In this bold and innovative Roman production, the setting is contemporary but no precise location or period is identified. Usurpers have taken the land and the women to the rightful owners who rebel to get them back. There is a single basic set, as in a 2013 Royal Opera House production, available on DVD. In the British production, the set is the Opéra-Palais Garnier in the mid-nineteenth century (with the choir in the boxes). In this production, Valentina Carrasco (director), Richard Peduzzi (sets), Luis F Cavalho (costumes) and Peter van Praet (lighting) bring out the collective and individual drama in an arid Sicily, burned by the sun, where the sea leaks on the horizon but only in the second of five acts. It seems to be in the central Sicily of sulphur mines and stone quarries. The set elements are simple, also due to structural aspects of the opera house, but effective. The political reading is intertwined with the intimate drama - the relationship between father and son.
The musical reading by Daniele Gatti is possible thanks to the excellent level of the Orchestra of Teatro dell’Opera di Roma. It is very different from those, for example, by Gianluigi Gelmetti, heard in Naples in 2011, and the then young Riccardo Chailly in a production (of the Italian version) in Bologna in 1986, memorable for the vocal cast, the stage direction by Luca Ronconi and the sets and costumes by Pasquale Grossi.
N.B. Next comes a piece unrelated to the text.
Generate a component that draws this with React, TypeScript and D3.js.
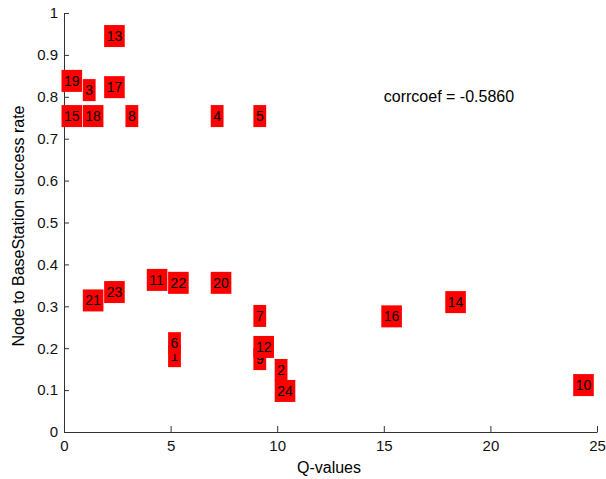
import React, { useEffect, useRef } from "react";
import * as d3 from "d3";

const WIDTH = 606;
const HEIGHT = 479;
const MARGIN = { top: 13, right: 9, bottom: 47, left: 64 };

// one entry per node, label i+1
const nodeIds = ["1","2","3","4","5","6","7","8","9","10","11","12","13","14","15","16","17","18","19","20","21","22","23","24"];
const qValues = [5, 10, 1, 7, 9, 5, 9, 3, 9, 24, 4, 9, 2, 18, 0, 15, 2, 1, 0, 7, 1, 5, 2, 10];
const successRate = [0.181, 0.148, 0.816, 0.754, 0.754, 0.212, 0.277, 0.754, 0.174, 0.112, 0.363, 0.203, 0.945, 0.31, 0.754, 0.276, 0.823, 0.754, 0.838, 0.356, 0.314, 0.356, 0.334, 0.098];

const xTicks = [0, 5, 10, 15, 20, 25];
const yTicks = [0, 0.1, 0.2, 0.3, 0.4, 0.5, 0.6, 0.7, 0.8, 0.9, 1];
const corrText = "corrcoef = -0.5860";
const corrPos = [15, 0.8];

const FONT = "'Liberation Sans', Arial, sans-serif";

const App = () => {
  const axesRef = useRef<SVGGElement>(null);
  const boundsWidth = WIDTH - MARGIN.left - MARGIN.right;
  const boundsHeight = HEIGHT - MARGIN.top - MARGIN.bottom;

  const xScale = d3.scaleLinear().domain([0, 25]).range([0, boundsWidth]);
  const yScale = d3.scaleLinear().domain([0, 1]).range([boundsHeight, 0]);

  useEffect(() => {
    const g = d3.select(axesRef.current);
    g.selectAll("*").remove();

    const xAxis = g
      .append("g")
      .attr("transform", `translate(0,${boundsHeight})`)
      .call(
        d3.axisBottom(xScale).tickValues(xTicks).tickSize(-6).tickPadding(8).tickSizeOuter(0)
      );
    const yAxis = g
      .append("g")
      .call(
        d3.axisLeft(yScale).tickValues(yTicks).tickFormat(d3.format("")).tickSize(-5).tickPadding(6).tickSizeOuter(0)
      );

    [xAxis, yAxis].forEach((ax) => {
      ax.select(".domain").attr("stroke", "#333").attr("stroke-width", 1);
      ax.selectAll(".tick line").attr("stroke", "#333");
      ax.selectAll("text")
        .attr("fill", "#111")
        .style("font-family", FONT)
        .style("font-size", "15px");
    });
  }, []);

  // node labels: text with red background, left aligned at the point
  const labels = nodeIds.map((id, i) => {
    const px = xScale(qValues[i]);
    const py = yScale(successRate[i]);
    const w = id.length * 7.8;
    return (
      <g key={id}>
        <rect x={px - 2.5} y={py - 11} width={w + 5} height={22} fill="#ff0000" />
        <text x={px} y={py} dy="0.35em" fontFamily={FONT} fontSize={14} fill="#000">
          {id}
        </text>
      </g>
    );
  });

  return (
    <svg
      width={WIDTH}
      height={HEIGHT}
      style={{ position: "absolute", left: 0, top: 0, background: "#fff" }}
    >
      <g ref={axesRef} transform={`translate(${MARGIN.left},${MARGIN.top})`} />
      <g transform={`translate(${MARGIN.left},${MARGIN.top})`}>
        {labels}
        <text
          x={xScale(corrPos[0])}
          y={yScale(corrPos[1])}
          dy="0.35em"
          fontFamily={FONT}
          fontSize={16}
          fill="#000"
        >
          {corrText}
        </text>
      </g>
      <text
        x={329}
        y={473}
        textAnchor="middle"
        fontFamily={FONT}
        fontSize={16}
        fill="#000"
      >
        Q-values
      </text>
      <text
        transform={`translate(18,226) rotate(-90)`}
        dy="0.35em"
        textAnchor="middle"
        fontFamily={FONT}
        fontSize={16}
        fill="#000"
      >
        Node to BaseStation success rate
      </text>
    </svg>
  );
};

export default App;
Gatti emphasizes better than others how Verdi shortens the middle times in between musical numbers. Gatti also shows quite well the intertwining of the various main themes, especially the theme of the relationship between father and son with the others - ie political struggle, love between Hélène and Henry, and Jean Procida's determination. The leading theme for the relationship between father and son takes on a strong melodic connotation that Gatti already shows in the great orchestral introduction.
With a real coup de théâtre, the ballet of the third act is not the usual decorative element that ends up in the conspiracy against the French, but the re-enactment of the previous political and social events through the memories (and feelings) of the protagonists. Some disliked it, but it was applauded warmly by most in the audience.
As in all grand opéra there are numerous characters on stage, but the real protagonists are Hélène, Henri, Guy de Monfort, Jean Procida and the choir, directed admirably, as always, by Roberto Gabbiani.
Among the protagonists, the men are perfect in their French diction, always a difficult challenge for non-native singers. Michele Pertusi is Jean Procida - the only character who does not have a psychological development in the work - of great impact since the aria 'Palerme, mon pays' earned him open-stage applause.
John Osborn's Henry has the right high texture and gorgeous treble that he sports in the duet with Roberto Frontali (Guy de Montfort), 'Au sein de ma puissance', and in the aria 'Ainsi vous gémissez'.
There were also other occasions for open-stage applause. Hélène is Roberta Mantegna, a dramatic soprano of agility, who began a brilliant career with the Teatro dell’Opera finishing school; in the first act she contained the volume that exploded in the others, especially in the Act V aria 'Merci, jeunes amie'.
There were about ten minutes of applause as the curtain fell.